Semiconductors have long been a cornerstone of the space industry—a highly technology-intensive sector requiring a wide range of power and radio-frequency components to operate. This dependency is becoming even more pronounced as satellites evolve to deliver high-speed broadband and, increasingly, direct-to-device connectivity. Conversely, the space industry is now emerging as a major growth engine for select semiconductor companies, supported by LEO constellations, lunar missions, and next-generation defense initiatives such as the U.S. Golden Dome.
STMicroelectronics illustrated this deepening relationship in recent days, highlighting the scale of the Low Earth Orbit (LEO) opportunity. The company expects its LEO-related revenue to grow from ~$600 million in 2025 to ~$1 billion in 2026 (+60%), and to exceed $3 billion cumulatively over 2026–2028. It also emphasized its role as a key partner to Starlink, supplying chips for both satellites—where content can reach several thousand dollars per unit—and user terminals. Beyond its largest disclosed program, STMicro indicated it has won a second global LEO customer.
The outlook is indeed compelling, supported by mega-constellations such as Starlink, Amazon Leo (which just acquired GlobalStar for $12 billion), and OneWeb. In broadband alone, STMicro estimates an addressable market of ~$650 million in 2025, expected to expand to ~$2 billion by 2028 and ~$2.9 billion by 2030.
Importantly, semiconductor content per satellite is set to increase materially, gradually shifting the revenue mix from user terminals toward satellites. This reflects rising bandwidth requirements, the expansion of direct-to-device connectivity, and the need for more advanced modems, RF components, and power management to handle massive device volumes. At the same time, constellations are evolving into true mesh networks in space, requiring high-speed optical interconnects (laser links between satellites) as well as increasingly sophisticated routing and switching capabilities.
Looking further ahead, space-based data centers could represent an additional leg of growth. The concept has gained traction as a potential solution to some of the key constraints facing terrestrial AI infrastructure—namely energy, land, and water. While significant challenges remain (launch costs, cooling, maintenance), near-term applications are already emerging. Space AI servers—essentially satellites dedicated to computing—appear particularly well suited for onboard data processing, scientific research, and defense use cases.
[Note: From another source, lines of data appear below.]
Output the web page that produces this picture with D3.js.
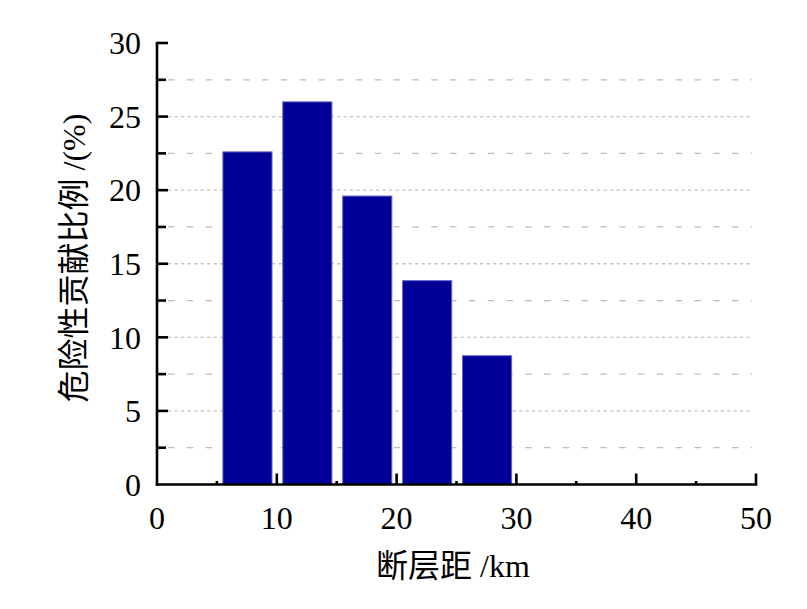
<!DOCTYPE html>
<html>
<head>
<meta charset="utf-8">
<script src="https://cdn.jsdelivr.net/npm/d3@7/dist/d3.min.js"></script>
<style>
  html, body { margin: 0; padding: 0; background: #fff; }
  svg { display: block; }
  text { font-family: "Liberation Serif", "Noto Sans CJK SC", serif; fill: #000; }
</style>
</head>
<body>
<script>
// ---- data ----
const binStarts = [5, 10, 15, 20, 25];
const binEnds = [10, 15, 20, 25, 30];
const contributions = [22.6, 26.0, 19.6, 13.85, 8.75];
const xMajorTicks = [0, 10, 20, 30, 40, 50];
const xMinorTicks = [5, 15, 25, 35, 45];
const yMajorTicks = [0, 5, 10, 15, 20, 25, 30];
const yMinorTicks = [2.5, 7.5, 12.5, 17.5, 22.5, 27.5];
const xTitle = "断层距 /km";
const yTitle = "危险性贡献比例 /(%)";

const W = 807, H = 609;
const svg = d3.select("body").append("svg").attr("width", W).attr("height", H);

const x = d3.scaleLinear().domain([0, 50]).range([157, 756]);
const y = d3.scaleLinear().domain([0, 30]).range([484.5, 43]);

// gridlines
const grid = svg.append("g");
grid.selectAll("line.minor").data(yMinorTicks).join("line")
  .attr("x1", 168).attr("x2", 752)
  .attr("y1", d => y(d)).attr("y2", d => y(d))
  .attr("stroke", "#bdbdbd").attr("stroke-width", 1.3)
  .attr("stroke-dasharray", "6.5,12.3");
grid.selectAll("line.major").data(yMajorTicks.filter(d => d > 0 && d < 30)).join("line")
  .attr("x1", 168).attr("x2", 753)
  .attr("y1", d => y(d)).attr("y2", d => y(d))
  .attr("stroke", "#c4c4c4").attr("stroke-width", 1.3)
  .attr("stroke-dasharray", "3.3,3.2");

// bars
const bars = binStarts.map((s, i) => ({ s, e: binEnds[i], v: contributions[i] }));
svg.append("g").selectAll("rect").data(bars).join("rect")
  .attr("x", d => x(d.s + 0.5))
  .attr("width", d => x(d.e - 0.4) - x(d.s + 0.5))
  .attr("y", d => y(d.v))
  .attr("height", d => y(0) - y(d.v))
  .attr("fill", "#000099")
  .attr("stroke", "#6262c4")
  .attr("stroke-width", 1);

// axes
const axisColor = "#000";
const ax = svg.append("g");
ax.append("line").attr("x1", x(0)).attr("x2", x(0)).attr("y1", y(0) + 1.2).attr("y2", y(30) - 1.2)
  .attr("stroke", axisColor).attr("stroke-width", 2.6);
ax.append("line").attr("x1", x(0) - 1.2).attr("x2", x(50) + 1.2).attr("y1", y(0)).attr("y2", y(0))
  .attr("stroke", axisColor).attr("stroke-width", 2.6);

ax.selectAll("line.ymaj").data(yMajorTicks.filter(d => d > 0)).join("line")
  .attr("x1", x(0)).attr("x2", x(0) + 11)
  .attr("y1", d => y(d)).attr("y2", d => y(d))
  .attr("stroke", axisColor).attr("stroke-width", 2.6);
ax.selectAll("line.ymin").data(yMinorTicks).join("line")
  .attr("x1", x(0)).attr("x2", x(0) + 9)
  .attr("y1", d => y(d)).attr("y2", d => y(d))
  .attr("stroke", axisColor).attr("stroke-width", 2.6);

ax.selectAll("line.xmaj").data(xMajorTicks.filter(d => d > 0)).join("line")
  .attr("x1", d => x(d)).attr("x2", d => x(d))
  .attr("y1", y(0)).attr("y2", y(0) - 11)
  .attr("stroke", axisColor).attr("stroke-width", 2.6);
ax.selectAll("line.xmin").data(xMinorTicks).join("line")
  .attr("x1", d => x(d)).attr("x2", d => x(d))
  .attr("y1", y(0)).attr("y2", y(0) - 3.5)
  .attr("stroke", axisColor).attr("stroke-width", 2.6);

// tick labels
svg.append("g").selectAll("text").data(yMajorTicks).join("text")
  .attr("x", 141).attr("y", d => y(d))
  .attr("dy", "0.35em")
  .attr("text-anchor", "end")
  .attr("font-size", 32)
  .text(d => d);
svg.append("g").selectAll("text").data(xMajorTicks).join("text")
  .attr("x", d => x(d)).attr("y", 529)
  .attr("text-anchor", "middle")
  .attr("font-size", 32)
  .text(d => d);

// titles
svg.append("text")
  .attr("x", 453).attr("y", 577)
  .attr("text-anchor", "middle")
  .attr("font-size", 32)
  .text(xTitle);
svg.append("text")
  .attr("transform", "translate(85,258) rotate(-90)")
  .attr("text-anchor", "middle")
  .attr("font-size", 32)
  .text(yTitle);
</script>
</body>
</html>
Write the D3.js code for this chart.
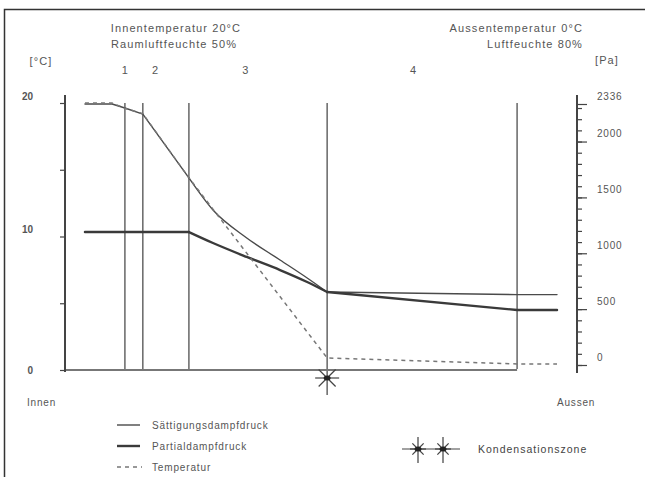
<!DOCTYPE html>
<html><head><meta charset="utf-8">
<script src="https://cdn.jsdelivr.net/npm/d3@7"></script>
<style>
html,body{margin:0;padding:0;background:#fff;}
svg{display:block;}
text{font-family:"Liberation Sans",Arial,sans-serif;fill:#555;}
</style></head>
<body>
<svg id="chart" width="645" height="477"></svg>
<script>
// ---- data ----
const curveX       = [3.9, 9.2, 11.7, 15.2, 24.2, 28.9, 35.5, 42.0, 47.3, 51.2, 88.3, 96.1];
const saturationPa = [2336, 2336, 2300, 2246, 1674, 1387, 1137, 940, 779, 653, 630, 630];
const partialPa    = [1190, 1190, 1190, 1190, 1190, 1092, 967, 850, 743, 653, 492, 492];
const tempX        = [3.9, 9.2, 11.7, 15.2, 24.2, 51.2, 88.3, 96.1];
const temperatureC = [20, 20, 19.6, 19.2, 14.4, 0.9, 0.45, 0.45];
const layerBounds  = [11.7, 15.2, 24.2, 51.2, 88.3];
const layerNames   = ["1", "2", "3", "4"];
const layerLabelX  = [11.7, 17.6, 35.2, 68.0];
const condensationX = 51.2;
const tempTicks    = [0, 5, 10, 15, 20];
const tempLabels   = [0, 10, 20];
const paMajorTicks = [0, 500, 1000, 1500, 2000, 2336];
const paMinorTicks = d3.range(0, 2336, 100);
const legendNames  = ["Sättigungsdampfdruck", "Partialdampfdruck", "Temperatur"];

const svg = d3.select("#chart");
const ink = "#444";

const x = d3.scaleLinear().domain([0, 100]).range([65, 577]);
const yT = d3.scaleLinear().domain([0, 20]).range([370, 103]);
const yP = d3.scaleLinear().domain([0, 2336]).range([365, 104]);

// frame
svg.append("rect").attr("x", 4.5).attr("y", 9.5).attr("width", 700).attr("height", 520)
  .attr("fill", "none").attr("stroke", "#333").attr("stroke-width", 1.5);

// header texts
const hdr = svg.append("g").style("font-size", "11px").style("letter-spacing", "1.1px");
hdr.append("text").attr("x", 176).attr("y", 32).attr("text-anchor", "middle").text("Innentemperatur 20°C");
hdr.append("text").attr("x", 174).attr("y", 48).attr("text-anchor", "middle").text("Raumluftfeuchte 50%");
hdr.append("text").attr("x", 583).attr("y", 32).attr("text-anchor", "end").text("Aussentemperatur 0°C");
hdr.append("text").attr("x", 583).attr("y", 48).attr("text-anchor", "end").text("Luftfeuchte 80%");
hdr.append("text").attr("x", 41).attr("y", 65).attr("text-anchor", "middle").text("[°C]");
hdr.append("text").attr("x", 607).attr("y", 64).attr("text-anchor", "middle").text("[Pa]");

// layer labels
svg.append("g").style("font-size", "11px").selectAll("text").data(layerNames).join("text")
  .attr("x", (d, i) => x(layerLabelX[i])).attr("y", 74).attr("text-anchor", "middle").text(d => d);

// layer boundaries
svg.append("g").selectAll("line").data(layerBounds).join("line")
  .attr("x1", d => x(d)).attr("x2", d => x(d))
  .attr("y1", 103).attr("y2", d => d === condensationX ? 395 : 369)
  .attr("stroke", "#666").attr("stroke-width", 1.5);

// baseline
svg.append("line").attr("x1", x(0)).attr("x2", x(88.3)).attr("y1", yT(0)).attr("y2", yT(0))
  .attr("stroke", "#777").attr("stroke-width", 2.2);

// left axis
const la = svg.append("g").attr("transform", `translate(${x(0)},0)`)
  .call(d3.axisLeft(yT).tickValues(tempTicks).tickSize(5).tickPadding(27)
    .tickFormat(d => tempLabels.includes(d) ? d : ""));
la.select(".domain").remove();
la.selectAll("line").attr("stroke", ink).attr("stroke-width", 1.2);
la.selectAll("text").style("font-size", "10px").style("font-weight", "bold").style("fill", "#555")
  .attr("dy", d => d === 0 ? "0.32em" : "-0.4em");
la.append("line").attr("x1", 0).attr("x2", 0).attr("y1", 95).attr("y2", 372)
  .attr("stroke", ink).attr("stroke-width", 2);

// right axis
const raMin = svg.append("g").attr("transform", `translate(${x(100)},0)`)
  .call(d3.axisRight(yP).tickValues(paMinorTicks).tickSize(5).tickFormat(""));
raMin.select(".domain").remove();
raMin.selectAll("line").attr("stroke", ink).attr("stroke-width", 1.2);
const ra = svg.append("g").attr("transform", `translate(${x(100)},0)`)
  .call(d3.axisRight(yP).tickValues(paMajorTicks).tickSize(10).tickPadding(10).tickFormat(d3.format("d")));
ra.select(".domain").remove();
ra.selectAll("line").attr("stroke", ink).attr("stroke-width", 1.2);
ra.selectAll("text").style("font-size", "10px").style("letter-spacing", "0.8px").style("fill", "#555")
  .attr("dy", "-0.5em");
ra.append("line").attr("x1", 0).attr("x2", 0).attr("y1", 95).attr("y2", 373)
  .attr("stroke", ink).attr("stroke-width", 2);

// curves: linear across layer kinks, smooth inside layer 3
const segLinear = d3.line().x(d => x(d[0])).y(d => yP(d[1]));
const segSmooth = d3.line().x(d => x(d[0])).y(d => yP(d[1])).curve(d3.curveMonotoneX);
function drawPa(values, stroke, width) {
  const pts = curveX.map((v, i) => [v, values[i]]);
  const i0 = curveX.indexOf(24.2), i1 = curveX.indexOf(51.2);
  const g = svg.append("g").attr("fill", "none").attr("stroke", stroke).attr("stroke-width", width)
    .attr("stroke-linecap", "round").attr("stroke-linejoin", "round");
  g.append("path").attr("d", segLinear(pts.slice(0, i0 + 1)));
  g.append("path").attr("d", segSmooth(pts.slice(i0, i1 + 1)));
  g.append("path").attr("d", segLinear(pts.slice(i1)));
}
drawPa(saturationPa, "#4a4a4a", 1.4);
drawPa(partialPa, "#3a3a3a", 2.4);
const lineT = d3.line().x(d => x(d[0])).y(d => yT(d[1]));
svg.append("path").datum(tempX.map((v, i) => [v, temperatureC[i]])).attr("d", lineT)
  .attr("fill", "none").attr("stroke", "#777").attr("stroke-width", 1.5).attr("stroke-dasharray", "4,4");

// star symbol
function star(g, cx, cy, r) {
  d3.range(8).forEach(k => {
    if (k % 4 === 2) return;
    const a = k * Math.PI / 4;
    g.append("line").attr("x1", cx).attr("y1", cy)
      .attr("x2", cx + r * Math.cos(a)).attr("y2", cy + r * Math.sin(a))
      .attr("stroke", "#444").attr("stroke-width", 1.2);
  });
  g.append("ellipse").attr("cx", cx).attr("cy", cy).attr("rx", 3.5).attr("ry", 2.5).attr("fill", "#222");
}
star(svg.append("g"), x(condensationX), 378, 12);

// side labels
const sl = svg.append("g").style("font-size", "10px").style("letter-spacing", "0.8px");
sl.append("text").attr("x", 27).attr("y", 406).text("Innen");
sl.append("text").attr("x", 557).attr("y", 406).text("Aussen");

// legend
const lg = svg.append("g").style("font-size", "10px").style("letter-spacing", "0.85px");
const legY = [425, 446, 467];
lg.append("line").attr("x1", 117).attr("x2", 140).attr("y1", legY[0]).attr("y2", legY[0]).attr("stroke", "#4a4a4a").attr("stroke-width", 1.4);
lg.append("line").attr("x1", 117).attr("x2", 140).attr("y1", legY[1]).attr("y2", legY[1]).attr("stroke", "#3a3a3a").attr("stroke-width", 2.4);
lg.append("line").attr("x1", 117).attr("x2", 142).attr("y1", legY[2]).attr("y2", legY[2]).attr("stroke", "#777").attr("stroke-width", 1.5).attr("stroke-dasharray", "4,4");
lg.selectAll("text.l").data(legendNames).join("text").attr("class", "l")
  .attr("x", 152).attr("y", (d, i) => legY[i] + 3.5).text(d => d);

// condensation zone legend
const cz = svg.append("g");
cz.append("line").attr("x1", 402).attr("x2", 460).attr("y1", 449).attr("y2", 449).attr("stroke", "#444").attr("stroke-width", 1.2);
[418, 443].forEach(cx => {
  cz.append("line").attr("x1", cx).attr("x2", cx).attr("y1", 437).attr("y2", 463).attr("stroke", "#666").attr("stroke-width", 1.5);
  star(cz, cx, 449, 8);
});
cz.append("text").attr("x", 478).attr("y", 453).style("font-size", "10.5px").style("letter-spacing", "1px")
  .style("fill", "#444").text("Kondensationszone");
</script>
</body></html>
Satellites generate vast amounts of data from Earth observation, climate monitoring, astronomy, and communications, and processing this data in orbit could reduce bandwidth needs while improving latency and responsiveness.
Against this backdrop, we see a substantial opportunity for STMicro and other semiconductor players with strong exposure to the space ecosystem. In our view, the company’s guidance (>$3 billion cumulative over 2026–2028) appears overly conservative. We believe LEO-related revenue could reach $1.5–2.0 billion annually by 2027–2028, implying that space could account for more than 10% of group revenue (vs. ~5% in 2025) and, more importantly, emerge as the second-largest driver of earnings after data centers.